• Your task
Give the data again exactly as written, skipping any pictures.

• Material provided
>>>>

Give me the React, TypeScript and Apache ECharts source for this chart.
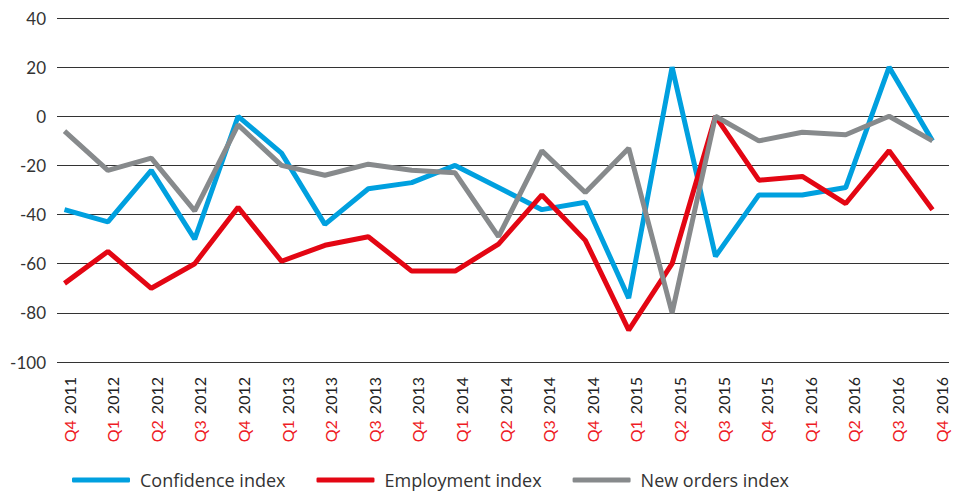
import React, { useEffect, useRef } from "react";
import * as echarts from "echarts";

const quarters = ["Q4","Q1","Q2","Q3","Q4","Q1","Q2","Q3","Q4","Q1","Q2","Q3","Q4","Q1","Q2","Q3","Q4","Q1","Q2","Q3","Q4"];
const years = ["2011","2012","2012","2012","2012","2013","2013","2013","2013","2014","2014","2014","2014","2015","2015","2015","2015","2016","2016","2016","2016"];
const categories = quarters.map((q, i) => `${q} ${years[i]}`);

const confidence = [-38, -43, -22, -50, 0, -15, -44, -29.5, -27, -20, -29, -38, -35, -74, 20, -57, -32, -32, -29, 20, -10];
const employment = [-68, -55, -70, -60, -37, -59, -52.5, -49, -63, -63, -52, -32, -50.5, -87, -60, 0, -26, -24.5, -35.5, -14, -38];
const newOrders = [-6, -22, -17, -38.5, -3.5, -20, -24, -19.5, -22, -23, -49, -14, -31, -13, -80, 0, -10, -6.5, -7.5, 0, -10];

const yTicks = [-100, -80, -60, -40, -20, 0, 20, 40];

const BLUE = "#00A0DF";
const RED = "#E30613";
const GRAY = "#878A8C";
const FONT = "Lato";

export default function App() {
  const ref = useRef<HTMLDivElement>(null);
  useEffect(() => {
    if (!ref.current) return;
    const chart = echarts.init(ref.current, null, { renderer: "svg" });
    const top = 18;
    const bottom = 130;
    chart.setOption({
      animation: false,
      textStyle: { fontFamily: FONT },
      grid: [
        { left: 57, right: 13, top, bottom },
        { left: 64.5, right: 29.5, top, bottom },
        { left: 69, right: 21, top, bottom },
      ],
      xAxis: [
        { type: "value", gridIndex: 0, show: false, min: 0, max: 1 },
        {
          type: "category", gridIndex: 1, data: categories, boundaryGap: false,
          axisLine: { show: false }, axisTick: { show: false }, axisLabel: { show: false }, splitLine: { show: false },
        },
        {
          type: "category", gridIndex: 2, data: categories, boundaryGap: false,
          axisLine: { show: false }, axisTick: { show: false }, splitLine: { show: false },
          axisLabel: {
            rotate: 90, interval: 0, margin: 15,
            formatter: (v: string) => {
              const [q, y] = v.split(" ");
              return `{q|${q}}{y|${y}}`;
            },
            rich: {
              q: { color: "#EE1C25", fontSize: 16, fontFamily: FONT },
              y: { color: "#222", fontSize: 16, fontFamily: FONT, padding: [0, 0, 0, 6] },
            },
          },
        },
      ],
      yAxis: [
        {
          type: "value", gridIndex: 0, min: yTicks[0], max: yTicks[yTicks.length - 1], interval: 20,
          axisLine: { show: false }, axisTick: { show: false },
          axisLabel: { color: "#333", fontSize: 17, margin: 11, fontFamily: FONT },
          splitLine: { lineStyle: { color: "#333", width: 1 } },
        },
        { type: "value", gridIndex: 1, min: -100, max: 40, show: false },
        { type: "value", gridIndex: 2, min: -100, max: 40, show: false },
      ],
      legend: {
        top: 471, left: 72,
        itemWidth: 58, itemHeight: 5, itemGap: 31, padding: 0,
        icon: "roundRect",
        textStyle: { color: "#333", fontSize: 18, fontFamily: "Open Sans", padding: [0, 0, 0, 5] },
        data: ["Confidence index", "Employment index", "New orders index"],
      },
      series: [
        { name: "Confidence index", type: "line", xAxisIndex: 1, yAxisIndex: 1, data: confidence, symbol: "none", lineStyle: { color: BLUE, width: 5 }, itemStyle: { color: BLUE } },
        { name: "Employment index", type: "line", xAxisIndex: 1, yAxisIndex: 1, data: employment, symbol: "none", lineStyle: { color: RED, width: 5 }, itemStyle: { color: RED } },
        { name: "New orders index", type: "line", xAxisIndex: 1, yAxisIndex: 1, data: newOrders, symbol: "none", lineStyle: { color: GRAY, width: 5 }, itemStyle: { color: GRAY } },
      ],
    });
    return () => chart.dispose();
  }, []);
  return <div ref={ref} style={{ width: 962, height: 492, position: "absolute", left: 0, top: 0 }} />;
}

<<<<

• The completed task
Give me the React, TypeScript and Apache ECharts source for this chart.
import React, { useEffect, useRef } from "react";
import * as echarts from "echarts";

const quarters = ["Q4","Q1","Q2","Q3","Q4","Q1","Q2","Q3","Q4","Q1","Q2","Q3","Q4","Q1","Q2","Q3","Q4","Q1","Q2","Q3","Q4"];
const years = ["2011","2012","2012","2012","2012","2013","2013","2013","2013","2014","2014","2014","2014","2015","2015","2015","2015","2016","2016","2016","2016"];
const categories = quarters.map((q, i) => `${q} ${years[i]}`);

const confidence = [-38, -43, -22, -50, 0, -15, -44, -29.5, -27, -20, -29, -38, -35, -74, 20, -57, -32, -32, -29, 20, -10];
const employment = [-68, -55, -70, -60, -37, -59, -52.5, -49, -63, -63, -52, -32, -50.5, -87, -60, 0, -26, -24.5, -35.5, -14, -38];
const newOrders = [-6, -22, -17, -38.5, -3.5, -20, -24, -19.5, -22, -23, -49, -14, -31, -13, -80, 0, -10, -6.5, -7.5, 0, -10];

const yTicks = [-100, -80, -60, -40, -20, 0, 20, 40];

const BLUE = "#00A0DF";
const RED = "#E30613";
const GRAY = "#878A8C";
const FONT = "Lato";

export default function App() {
  const ref = useRef<HTMLDivElement>(null);
  useEffect(() => {
    if (!ref.current) return;
    const chart = echarts.init(ref.current, null, { renderer: "svg" });
    const top = 18;
    const bottom = 130;
    chart.setOption({
      animation: false,
      textStyle: { fontFamily: FONT },
      grid: [
        { left: 57, right: 13, top, bottom },
        { left: 64.5, right: 29.5, top, bottom },
        { left: 69, right: 21, top, bottom },
      ],
      xAxis: [
        { type: "value", gridIndex: 0, show: false, min: 0, max: 1 },
        {
          type: "category", gridIndex: 1, data: categories, boundaryGap: false,
          axisLine: { show: false }, axisTick: { show: false }, axisLabel: { show: false }, splitLine: { show: false },
        },
        {
          type: "category", gridIndex: 2, data: categories, boundaryGap: false,
          axisLine: { show: false }, axisTick: { show: false }, splitLine: { show: false },
          axisLabel: {
            rotate: 90, interval: 0, margin: 15,
            formatter: (v: string) => {
              const [q, y] = v.split(" ");
              return `{q|${q}}{y|${y}}`;
            },
            rich: {
              q: { color: "#EE1C25", fontSize: 16, fontFamily: FONT },
              y: { color: "#222", fontSize: 16, fontFamily: FONT, padding: [0, 0, 0, 6] },
            },
          },
        },
      ],
      yAxis: [
        {
          type: "value", gridIndex: 0, min: yTicks[0], max: yTicks[yTicks.length - 1], interval: 20,
          axisLine: { show: false }, axisTick: { show: false },
          axisLabel: { color: "#333", fontSize: 17, margin: 11, fontFamily: FONT },
          splitLine: { lineStyle: { color: "#333", width: 1 } },
        },
        { type: "value", gridIndex: 1, min: -100, max: 40, show: false },
        { type: "value", gridIndex: 2, min: -100, max: 40, show: false },
      ],
      legend: {
        top: 471, left: 72,
        itemWidth: 58, itemHeight: 5, itemGap: 31, padding: 0,
        icon: "roundRect",
        textStyle: { color: "#333", fontSize: 18, fontFamily: "Open Sans", padding: [0, 0, 0, 5] },
        data: ["Confidence index", "Employment index", "New orders index"],
      },
      series: [
        { name: "Confidence index", type: "line", xAxisIndex: 1, yAxisIndex: 1, data: confidence, symbol: "none", lineStyle: { color: BLUE, width: 5 }, itemStyle: { color: BLUE } },
        { name: "Employment index", type: "line", xAxisIndex: 1, yAxisIndex: 1, data: employment, symbol: "none", lineStyle: { color: RED, width: 5 }, itemStyle: { color: RED } },
        { name: "New orders index", type: "line", xAxisIndex: 1, yAxisIndex: 1, data: newOrders, symbol: "none", lineStyle: { color: GRAY, width: 5 }, itemStyle: { color: GRAY } },
      ],
    });
    return () => chart.dispose();
  }, []);
  return <div ref={ref} style={{ width: 962, height: 492, position: "absolute", left: 0, top: 0 }} />;
}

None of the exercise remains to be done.